Political elites in Tatarstan and Bashkortostan are currently engaged in what I call `sovereignty projects': coherent, multi-faceted efforts aimed at fulfilling their declarations of sovereign statehood by investing them with empirical and discursive meaning. Describing efforts to construct sovereignty as projects is useful in a dual sense. The first is that sovereignty is constructed through the continuous work of political actors who mount a concerted 'project' towards this end which consists of both material and discursive efforts.1 Secondly, these efforts aim to bring sovereignty to life by 'projecting' specific definitions of the boundaries and contours of the `sovereign state' onto those external and internal audiences without whose recognition and complicity sovereignty does not exist. A sovereignty project conveys the idea that sovereignty is something which is continually negotiated between states and within states themselves.

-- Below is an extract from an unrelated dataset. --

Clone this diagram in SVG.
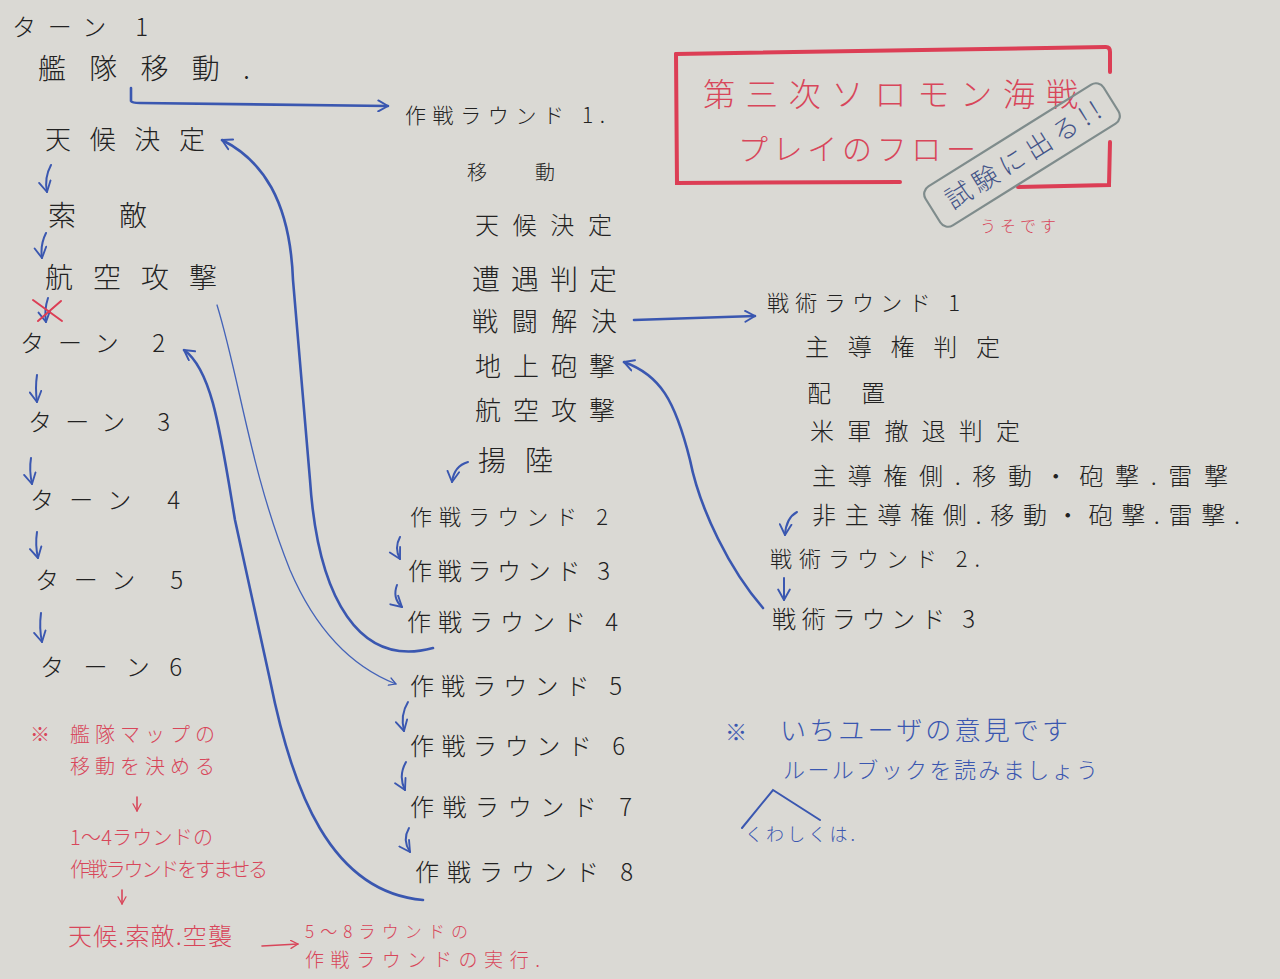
<svg xmlns="http://www.w3.org/2000/svg" width="1280" height="979" viewBox="0 0 1280 979">
<defs>
<marker id="ah" viewBox="0 0 12 12" refX="10" refY="6" markerWidth="5" markerHeight="5" orient="auto" markerUnits="strokeWidth">
<path d="M1,1 L10,6 L1,11" fill="none" stroke="#3a57b0" stroke-width="1.8" stroke-linecap="round" stroke-linejoin="round"/>
</marker>
<marker id="ahs" viewBox="0 0 12 12" refX="10" refY="6" markerWidth="7" markerHeight="7" orient="auto" markerUnits="strokeWidth">
<path d="M1,1 L10,6 L1,11" fill="none" stroke="#3a57b0" stroke-width="1.6" stroke-linecap="round" stroke-linejoin="round"/>
</marker>
<marker id="ahr" viewBox="0 0 12 12" refX="10" refY="6" markerWidth="6" markerHeight="6" orient="auto" markerUnits="strokeWidth">
<path d="M1,1 L10,6 L1,11" fill="none" stroke="#d9475a" stroke-width="1.6" stroke-linecap="round" stroke-linejoin="round"/>
</marker>
</defs>
<style>
text{font-family:"Noto Sans CJK JP","Noto Sans",sans-serif;font-weight:300}
.k{fill:#222}
.r{fill:#d8465a}
.b{fill:#3a57b0}
.c{fill:none;stroke:#3a57b0;stroke-width:2.6;stroke-linecap:round}
.cs{fill:none;stroke:#3a57b0;stroke-width:2;stroke-linecap:round}
.ct{fill:none;stroke:#4463b8;stroke-width:1.3;stroke-linecap:round}
.cr{fill:none;stroke:#d8465a;stroke-width:1.6;stroke-linecap:round}
</style>
<rect width="1280" height="979" fill="#dad9d4"/>

<g id="title">
<path d="M676,54 L1106,47 Q1110,47 1110,52 L1110,72" fill="none" stroke="#dc3e55" stroke-width="4" stroke-linecap="round"/>
<path d="M1110,142 L1109,185 L1018,187" fill="none" stroke="#dc3e55" stroke-width="4" stroke-linecap="round"/>
<path d="M676,54 L677,183 L900,182" fill="none" stroke="#dc3e55" stroke-width="4" stroke-linecap="round"/>
<text x="703" y="106" font-size="32" class="r" textLength="375" lengthAdjust="spacing">第三次ソロモン海戦</text>
<text x="738" y="160" font-size="30" class="r" textLength="238" lengthAdjust="spacing">プレイのフロー</text>
</g>
<g id="stamp" transform="translate(1022,155) rotate(-32)">
<rect x="-105" y="-23" width="210" height="46" rx="9" fill="none" stroke="#7f8c8c" stroke-width="2.2"/>
<text x="-88" y="10" font-size="26" fill="#445488" textLength="178" lengthAdjust="spacing">試験に出る!!</text>
</g>
<g id="uso"><text x="980" y="232" font-size="16" class="r" textLength="76" lengthAdjust="spacing">うそです</text></g>

<g id="connectors">
<path class="c" d="M131,88 L131,101 Q132,103 140,103 L388,106" marker-end="url(#ah)"/>
<path class="c" d="M433,648 C360,668 318,600 310,480 L293,280 C290,200 262,160 222,140" marker-end="url(#ah)"/>
<path class="ct" d="M217,305 C240,380 250,470 290,570 C320,640 360,670 396,684" marker-end="url(#ahs)"/>
<path class="c" d="M423,900 C330,892 292,790 270,680 L235,520 C220,430 212,370 184,350" marker-end="url(#ah)"/>
<path class="c" d="M634,320 L755,316" marker-end="url(#ah)"/>
<path class="c" d="M763,608 C730,570 700,510 690,460 C675,400 660,375 624,362" marker-end="url(#ah)"/>
<path class="cs" d="M51,165 Q44,178 47,192" marker-end="url(#ahs)"/>
<path class="cs" d="M46,233 Q40,245 42,258" marker-end="url(#ahs)"/>
<path class="cs" d="M48,298 Q44,310 46,322" marker-end="url(#ahs)"/>
<path class="cs" d="M37,375 Q35,388 37,402" marker-end="url(#ahs)"/>
<path class="cs" d="M31,458 Q29,470 32,484" marker-end="url(#ahs)"/>
<path class="cs" d="M37,532 Q35,545 38,558" marker-end="url(#ahs)"/>
<path class="cs" d="M41,613 Q39,628 42,642" marker-end="url(#ahs)"/>
<path class="cs" d="M468,462 Q454,466 452,482" marker-end="url(#ahs)"/>
<path class="cs" d="M400,537 Q394,548 400,559" marker-end="url(#ahs)"/>
<path class="cs" d="M397,585 Q392,598 402,607" marker-end="url(#ahs)"/>
<path class="cs" d="M408,702 Q400,715 404,731" marker-end="url(#ahs)"/>
<path class="cs" d="M406,762 Q398,776 405,790" marker-end="url(#ahs)"/>
<path class="cs" d="M409,828 Q402,840 410,852" marker-end="url(#ahs)"/>
<path class="cs" d="M797,512 Q786,518 785,535" marker-end="url(#ahs)"/>
<path class="cs" d="M784,578 L784,600" marker-end="url(#ahs)"/>
<path class="cr" d="M137,797 L137,811" marker-end="url(#ahr)"/>
<path class="cr" d="M122,890 L122,904" marker-end="url(#ahr)"/>
<path class="cr" d="M262,946 L298,944" marker-end="url(#ahr)"/>
<path fill="none" stroke="#dc3e55" stroke-width="2" stroke-linecap="round" d="M33,300 L62,321 M38,321 L61,301"/>
<path fill="none" stroke="#3a57b0" stroke-width="2" stroke-linecap="round" d="M742,828 L773,790 L820,820"/>
</g>

<g id="turns">
<text x="12" y="36" font-size="24" class="k" textLength="136" lengthAdjust="spacing">ターン 1</text>
<text x="38" y="79" font-size="28" class="k" textLength="212" lengthAdjust="spacing">艦隊移動.</text>
<text x="45" y="149" font-size="26" class="k" textLength="160" lengthAdjust="spacing">天候決定</text>
<text x="48" y="226" font-size="28" class="k" textLength="99" lengthAdjust="spacing">索敵</text>
<text x="45" y="288" font-size="28" class="k" textLength="172" lengthAdjust="spacing">航空攻撃</text>
<text x="20" y="352" font-size="24" class="k" textLength="145" lengthAdjust="spacing">ターン 2</text>
<text x="28" y="431" font-size="24" class="k" textLength="142" lengthAdjust="spacing">ターン 3</text>
<text x="30" y="509" font-size="24" class="k" textLength="150" lengthAdjust="spacing">ターン 4</text>
<text x="35" y="589" font-size="24" class="k" textLength="148" lengthAdjust="spacing">ターン 5</text>
<text x="40" y="676" font-size="24" class="k" textLength="142" lengthAdjust="spacing">ターン6</text>
</g>

<g id="opround1">
<text x="405" y="123" font-size="21" class="k" textLength="200" lengthAdjust="spacing">作戦ラウンド 1.</text>
<text x="467" y="180" font-size="20" class="k" textLength="88" lengthAdjust="spacing">移動</text>
<text x="475" y="234" font-size="24" class="k" textLength="137" lengthAdjust="spacing">天候決定</text>
<text x="472" y="290" font-size="28" class="k" textLength="145" lengthAdjust="spacing">遭遇判定</text>
<text x="472" y="331" font-size="26" class="k" textLength="145" lengthAdjust="spacing">戦闘解決</text>
<text x="475" y="376" font-size="26" class="k" textLength="140" lengthAdjust="spacing">地上砲撃</text>
<text x="475" y="420" font-size="26" class="k" textLength="140" lengthAdjust="spacing">航空攻撃</text>
<text x="478" y="471" font-size="28" class="k" textLength="75" lengthAdjust="spacing">揚陸</text>
</g>

<g id="oprounds">
<text x="410" y="525" font-size="22" class="k" textLength="198" lengthAdjust="spacing">作戦ラウンド 2</text>
<text x="408" y="580" font-size="24" class="k" textLength="202" lengthAdjust="spacing">作戦ラウンド 3</text>
<text x="407" y="631" font-size="24" class="k" textLength="211" lengthAdjust="spacing">作戦ラウンド 4</text>
<text x="410" y="695" font-size="24" class="k" textLength="212" lengthAdjust="spacing">作戦ラウンド 5</text>
<text x="410" y="755" font-size="24" class="k" textLength="215" lengthAdjust="spacing">作戦ラウンド 6</text>
<text x="410" y="816" font-size="24" class="k" textLength="222" lengthAdjust="spacing">作戦ラウンド 7</text>
<text x="415" y="881" font-size="24" class="k" textLength="218" lengthAdjust="spacing">作戦ラウンド 8</text>
</g>

<g id="tactical">
<text x="767" y="311" font-size="22" class="k" textLength="193" lengthAdjust="spacing">戦術ラウンド 1</text>
<text x="805" y="356" font-size="24" class="k" textLength="195" lengthAdjust="spacing">主導権判定</text>
<text x="807" y="402" font-size="24" class="k" textLength="78" lengthAdjust="spacing">配置</text>
<text x="810" y="440" font-size="24" class="k" textLength="210" lengthAdjust="spacing">米軍撤退判定</text>
<text x="812" y="485" font-size="24" class="k" textLength="416" lengthAdjust="spacing">主導権側.移動・砲撃.雷撃</text>
<text x="812" y="524" font-size="24" class="k" textLength="428" lengthAdjust="spacing">非主導権側.移動・砲撃.雷撃.</text>
<text x="770" y="567" font-size="22" class="k" textLength="210" lengthAdjust="spacing">戦術ラウンド 2.</text>
<text x="772" y="628" font-size="24" class="k" textLength="203" lengthAdjust="spacing">戦術ラウンド 3</text>
</g>

<g id="rednote">
<text x="30" y="742" font-size="20" class="r">※</text>
<text x="70" y="742" font-size="20" class="r" textLength="145" lengthAdjust="spacing">艦隊マップの</text>
<text x="70" y="774" font-size="20" class="r" textLength="145" lengthAdjust="spacing">移動を決める</text>
<text x="70" y="845" font-size="20" class="r" textLength="143" lengthAdjust="spacing">1～4ラウンドの</text>
<text x="70" y="877" font-size="20" class="r" textLength="198" lengthAdjust="spacing">作戦ラウンドをすませる</text>
<text x="68" y="945" font-size="24" class="r" textLength="164" lengthAdjust="spacing">天候.索敵.空襲</text>
<text x="305" y="938" font-size="17" class="r" textLength="163" lengthAdjust="spacing">5～8ラウンドの</text>
<text x="305" y="967" font-size="19" class="r" textLength="235" lengthAdjust="spacing">作戦ラウンドの実行.</text>
</g>

<g id="bluenote">
<text x="725" y="740" font-size="22" class="b">※</text>
<text x="780" y="740" font-size="26" class="b" textLength="288" lengthAdjust="spacing">いちユーザの意見です</text>
<text x="783" y="778" font-size="22" class="b" textLength="315" lengthAdjust="spacing">ルールブックを読みましょう</text>
<text x="745" y="841" font-size="18" class="b" textLength="110" lengthAdjust="spacing">くわしくは.</text>
</g>
</svg>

For all states, the construction of sovereignty involves gaining recognition of their claims to sovereignty from both external audiences (the international community) and internal audiences (their domestic populations). However, Tatarstan and Bashkortostan are sub-state actors which are legally and nominally member units of the Russian Federation.2 Therefore their claims to sovereignty must be validated by an additional audience; the Russian Federation. The Russian republics' efforts to project sovereignty therefore are being carried out simultaneously in three arenas; the international community, the Russian Federation and the domestic realm.
This article explores one aspect of Tatarstan's and Bashkortostan's sovereignty projects-domestic educational reform. The discussion is composed of two parts. First I examine what concrete authorities are claimed in the realm of education in the name of sovereignty, and how those claims are legitimated by the use of the language of sovereignty. Next I address education reform in the Russian republics within...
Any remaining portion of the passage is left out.